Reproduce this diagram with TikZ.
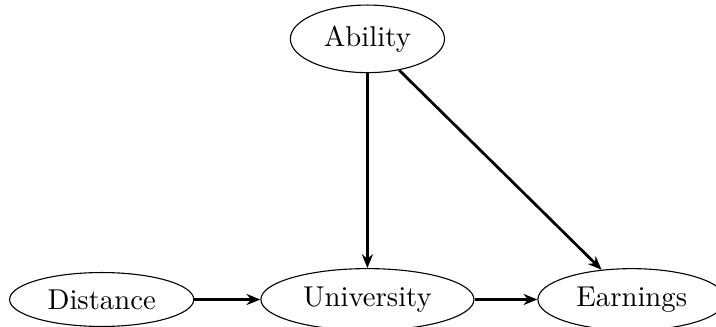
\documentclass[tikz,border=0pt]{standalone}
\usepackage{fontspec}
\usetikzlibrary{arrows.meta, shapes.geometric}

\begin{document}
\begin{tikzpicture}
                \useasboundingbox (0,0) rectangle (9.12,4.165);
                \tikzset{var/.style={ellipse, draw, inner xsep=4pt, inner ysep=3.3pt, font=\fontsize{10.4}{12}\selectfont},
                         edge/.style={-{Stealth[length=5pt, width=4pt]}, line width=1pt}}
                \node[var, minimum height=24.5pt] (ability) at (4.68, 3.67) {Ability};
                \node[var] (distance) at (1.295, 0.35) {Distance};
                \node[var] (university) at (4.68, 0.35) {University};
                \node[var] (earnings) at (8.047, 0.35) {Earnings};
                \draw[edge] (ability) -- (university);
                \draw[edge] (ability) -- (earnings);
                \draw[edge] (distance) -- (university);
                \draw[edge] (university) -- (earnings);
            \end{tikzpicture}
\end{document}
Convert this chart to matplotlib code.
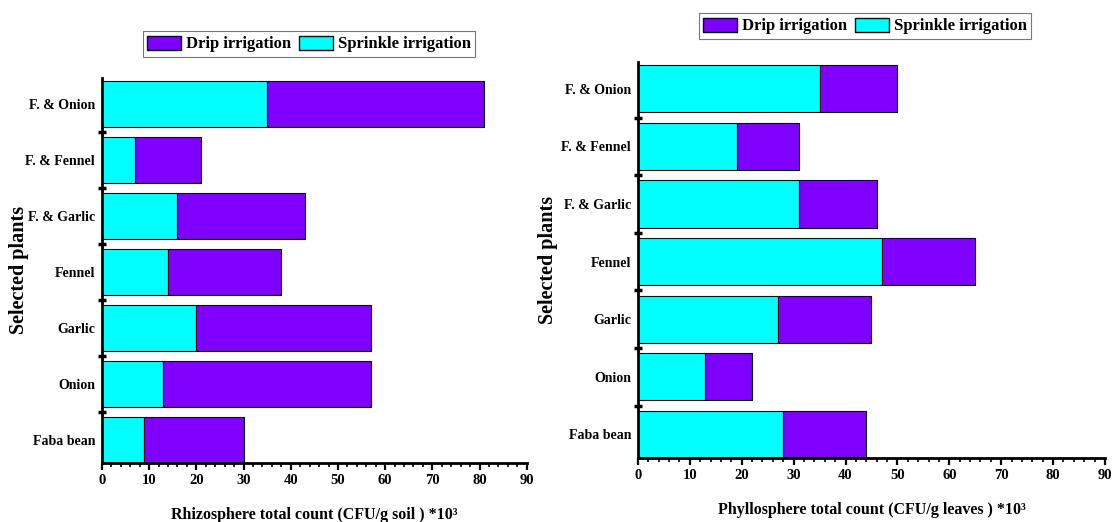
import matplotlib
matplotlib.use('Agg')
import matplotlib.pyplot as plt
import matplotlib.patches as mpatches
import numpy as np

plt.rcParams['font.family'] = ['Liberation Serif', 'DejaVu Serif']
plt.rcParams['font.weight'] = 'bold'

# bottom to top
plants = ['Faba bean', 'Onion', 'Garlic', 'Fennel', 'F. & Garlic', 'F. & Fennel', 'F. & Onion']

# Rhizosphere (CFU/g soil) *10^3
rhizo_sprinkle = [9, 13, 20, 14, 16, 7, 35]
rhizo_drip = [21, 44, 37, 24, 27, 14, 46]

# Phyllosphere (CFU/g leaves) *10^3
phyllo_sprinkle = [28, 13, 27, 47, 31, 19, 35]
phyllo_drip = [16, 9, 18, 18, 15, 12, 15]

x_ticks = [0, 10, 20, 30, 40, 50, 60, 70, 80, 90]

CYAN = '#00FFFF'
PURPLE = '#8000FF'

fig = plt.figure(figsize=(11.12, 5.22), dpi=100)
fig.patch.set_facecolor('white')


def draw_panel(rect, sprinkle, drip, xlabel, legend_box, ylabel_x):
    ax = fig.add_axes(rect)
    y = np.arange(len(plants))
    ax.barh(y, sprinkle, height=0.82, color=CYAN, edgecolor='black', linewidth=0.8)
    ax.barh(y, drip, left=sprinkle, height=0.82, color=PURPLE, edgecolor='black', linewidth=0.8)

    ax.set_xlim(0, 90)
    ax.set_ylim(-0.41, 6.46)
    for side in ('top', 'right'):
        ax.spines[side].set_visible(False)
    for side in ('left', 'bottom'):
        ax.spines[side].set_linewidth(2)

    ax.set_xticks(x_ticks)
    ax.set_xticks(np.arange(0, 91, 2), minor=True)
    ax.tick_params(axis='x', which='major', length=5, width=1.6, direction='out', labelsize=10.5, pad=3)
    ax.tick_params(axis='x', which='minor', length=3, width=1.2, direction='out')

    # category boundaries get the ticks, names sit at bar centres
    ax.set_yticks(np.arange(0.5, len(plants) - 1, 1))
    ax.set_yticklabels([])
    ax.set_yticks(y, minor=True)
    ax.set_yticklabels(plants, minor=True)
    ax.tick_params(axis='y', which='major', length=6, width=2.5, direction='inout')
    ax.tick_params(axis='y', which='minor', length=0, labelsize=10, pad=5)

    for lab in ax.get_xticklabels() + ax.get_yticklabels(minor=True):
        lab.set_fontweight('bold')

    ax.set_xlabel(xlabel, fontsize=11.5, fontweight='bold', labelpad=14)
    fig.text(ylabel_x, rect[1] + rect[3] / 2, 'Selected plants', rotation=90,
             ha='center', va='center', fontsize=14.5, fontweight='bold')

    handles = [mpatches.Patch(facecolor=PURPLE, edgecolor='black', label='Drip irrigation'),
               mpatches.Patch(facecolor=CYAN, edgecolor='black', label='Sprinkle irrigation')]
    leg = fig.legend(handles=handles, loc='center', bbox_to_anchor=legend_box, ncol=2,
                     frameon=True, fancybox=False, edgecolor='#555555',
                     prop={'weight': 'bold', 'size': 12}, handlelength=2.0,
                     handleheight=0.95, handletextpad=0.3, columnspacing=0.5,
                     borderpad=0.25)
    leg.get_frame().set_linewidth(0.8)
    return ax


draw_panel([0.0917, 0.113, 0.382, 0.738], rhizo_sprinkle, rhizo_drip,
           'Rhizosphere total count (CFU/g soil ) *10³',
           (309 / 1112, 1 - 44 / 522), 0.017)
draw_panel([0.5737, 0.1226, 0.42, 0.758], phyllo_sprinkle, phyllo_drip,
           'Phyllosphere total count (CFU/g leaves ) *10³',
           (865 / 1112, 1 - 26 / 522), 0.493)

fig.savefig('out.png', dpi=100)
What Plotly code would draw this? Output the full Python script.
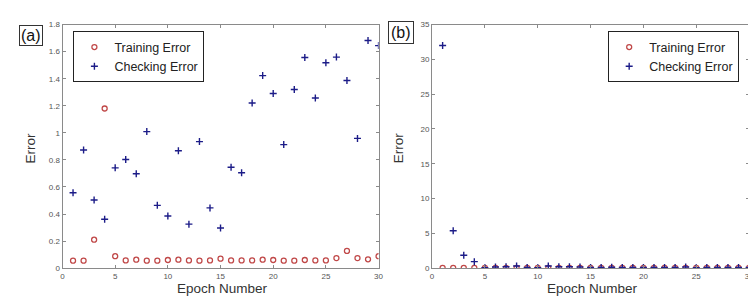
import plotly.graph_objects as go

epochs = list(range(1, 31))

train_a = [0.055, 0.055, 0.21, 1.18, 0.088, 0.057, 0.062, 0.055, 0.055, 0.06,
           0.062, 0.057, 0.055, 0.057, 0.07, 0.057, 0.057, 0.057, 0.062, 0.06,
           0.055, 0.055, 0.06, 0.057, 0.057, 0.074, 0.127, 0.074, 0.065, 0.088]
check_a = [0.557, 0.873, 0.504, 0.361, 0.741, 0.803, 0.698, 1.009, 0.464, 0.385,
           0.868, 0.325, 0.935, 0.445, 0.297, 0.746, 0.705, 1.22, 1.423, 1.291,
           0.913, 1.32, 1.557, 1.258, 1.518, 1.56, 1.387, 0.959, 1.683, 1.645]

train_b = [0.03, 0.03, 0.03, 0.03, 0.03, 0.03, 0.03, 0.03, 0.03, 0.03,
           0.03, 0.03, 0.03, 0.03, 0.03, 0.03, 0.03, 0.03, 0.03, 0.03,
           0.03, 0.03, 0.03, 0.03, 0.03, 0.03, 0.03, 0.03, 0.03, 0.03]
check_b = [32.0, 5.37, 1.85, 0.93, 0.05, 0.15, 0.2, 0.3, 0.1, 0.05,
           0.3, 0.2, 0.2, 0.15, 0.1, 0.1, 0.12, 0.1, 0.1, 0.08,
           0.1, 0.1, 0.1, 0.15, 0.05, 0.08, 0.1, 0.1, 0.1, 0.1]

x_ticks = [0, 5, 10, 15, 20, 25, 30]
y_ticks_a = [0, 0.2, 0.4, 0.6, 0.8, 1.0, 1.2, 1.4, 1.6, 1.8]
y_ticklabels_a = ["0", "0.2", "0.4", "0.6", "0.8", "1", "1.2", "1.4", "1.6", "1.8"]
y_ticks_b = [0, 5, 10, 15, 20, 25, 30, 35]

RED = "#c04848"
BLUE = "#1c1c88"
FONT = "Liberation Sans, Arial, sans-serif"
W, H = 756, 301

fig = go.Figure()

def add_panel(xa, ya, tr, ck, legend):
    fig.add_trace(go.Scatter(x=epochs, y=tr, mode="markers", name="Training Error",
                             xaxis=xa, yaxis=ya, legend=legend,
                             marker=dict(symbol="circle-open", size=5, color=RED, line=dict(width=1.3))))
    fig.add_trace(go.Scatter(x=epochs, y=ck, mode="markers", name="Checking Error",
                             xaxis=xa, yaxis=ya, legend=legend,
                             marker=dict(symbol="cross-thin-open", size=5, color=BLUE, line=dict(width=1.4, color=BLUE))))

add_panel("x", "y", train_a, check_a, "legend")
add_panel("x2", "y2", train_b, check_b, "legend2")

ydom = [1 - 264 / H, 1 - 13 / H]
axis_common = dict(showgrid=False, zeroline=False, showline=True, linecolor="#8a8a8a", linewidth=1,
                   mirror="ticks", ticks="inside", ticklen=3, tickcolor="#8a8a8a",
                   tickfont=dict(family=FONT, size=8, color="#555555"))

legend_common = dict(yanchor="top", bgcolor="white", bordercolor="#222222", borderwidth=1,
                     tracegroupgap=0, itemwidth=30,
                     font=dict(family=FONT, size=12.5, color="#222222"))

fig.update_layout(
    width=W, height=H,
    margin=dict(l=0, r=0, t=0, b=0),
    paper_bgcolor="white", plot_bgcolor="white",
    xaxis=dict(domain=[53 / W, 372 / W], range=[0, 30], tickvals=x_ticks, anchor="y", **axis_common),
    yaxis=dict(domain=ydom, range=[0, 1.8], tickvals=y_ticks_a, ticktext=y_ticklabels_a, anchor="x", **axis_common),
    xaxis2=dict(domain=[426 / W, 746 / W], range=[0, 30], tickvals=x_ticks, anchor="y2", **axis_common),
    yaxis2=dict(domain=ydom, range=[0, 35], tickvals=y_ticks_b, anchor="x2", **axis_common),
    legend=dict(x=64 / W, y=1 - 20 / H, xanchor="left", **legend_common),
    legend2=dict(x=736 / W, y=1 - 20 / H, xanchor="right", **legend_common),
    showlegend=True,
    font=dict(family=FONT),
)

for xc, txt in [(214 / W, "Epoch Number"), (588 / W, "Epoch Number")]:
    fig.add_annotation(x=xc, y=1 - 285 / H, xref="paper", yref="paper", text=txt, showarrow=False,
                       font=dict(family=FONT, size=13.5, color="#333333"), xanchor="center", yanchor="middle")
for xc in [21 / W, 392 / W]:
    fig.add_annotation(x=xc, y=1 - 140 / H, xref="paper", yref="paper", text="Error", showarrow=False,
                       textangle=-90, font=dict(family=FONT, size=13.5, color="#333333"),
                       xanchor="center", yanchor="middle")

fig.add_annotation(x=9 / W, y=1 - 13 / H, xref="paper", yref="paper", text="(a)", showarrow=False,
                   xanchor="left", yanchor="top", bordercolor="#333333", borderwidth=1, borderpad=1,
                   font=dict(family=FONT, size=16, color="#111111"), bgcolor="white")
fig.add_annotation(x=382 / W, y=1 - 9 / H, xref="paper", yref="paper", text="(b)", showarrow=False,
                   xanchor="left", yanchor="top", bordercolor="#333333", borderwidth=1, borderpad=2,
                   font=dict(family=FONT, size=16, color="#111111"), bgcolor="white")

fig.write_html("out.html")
◆ ◆ ◆
### Task to complete
Repeat exactly the part that opens with the line containing "What Plotly code" and closes with the line containing "0.1, 0.1, 0.1, 0.15, 0.05, 0.08, 0.1, 0.1, 0.1, 0.1]". Include both end lines, and drop the pictures.

### Final result
What Plotly code would draw this? Output the full Python script.
import plotly.graph_objects as go

epochs = list(range(1, 31))

train_a = [0.055, 0.055, 0.21, 1.18, 0.088, 0.057, 0.062, 0.055, 0.055, 0.06,
           0.062, 0.057, 0.055, 0.057, 0.07, 0.057, 0.057, 0.057, 0.062, 0.06,
           0.055, 0.055, 0.06, 0.057, 0.057, 0.074, 0.127, 0.074, 0.065, 0.088]
check_a = [0.557, 0.873, 0.504, 0.361, 0.741, 0.803, 0.698, 1.009, 0.464, 0.385,
           0.868, 0.325, 0.935, 0.445, 0.297, 0.746, 0.705, 1.22, 1.423, 1.291,
           0.913, 1.32, 1.557, 1.258, 1.518, 1.56, 1.387, 0.959, 1.683, 1.645]

train_b = [0.03, 0.03, 0.03, 0.03, 0.03, 0.03, 0.03, 0.03, 0.03, 0.03,
           0.03, 0.03, 0.03, 0.03, 0.03, 0.03, 0.03, 0.03, 0.03, 0.03,
           0.03, 0.03, 0.03, 0.03, 0.03, 0.03, 0.03, 0.03, 0.03, 0.03]
check_b = [32.0, 5.37, 1.85, 0.93, 0.05, 0.15, 0.2, 0.3, 0.1, 0.05,
           0.3, 0.2, 0.2, 0.15, 0.1, 0.1, 0.12, 0.1, 0.1, 0.08,
           0.1, 0.1, 0.1, 0.15, 0.05, 0.08, 0.1, 0.1, 0.1, 0.1]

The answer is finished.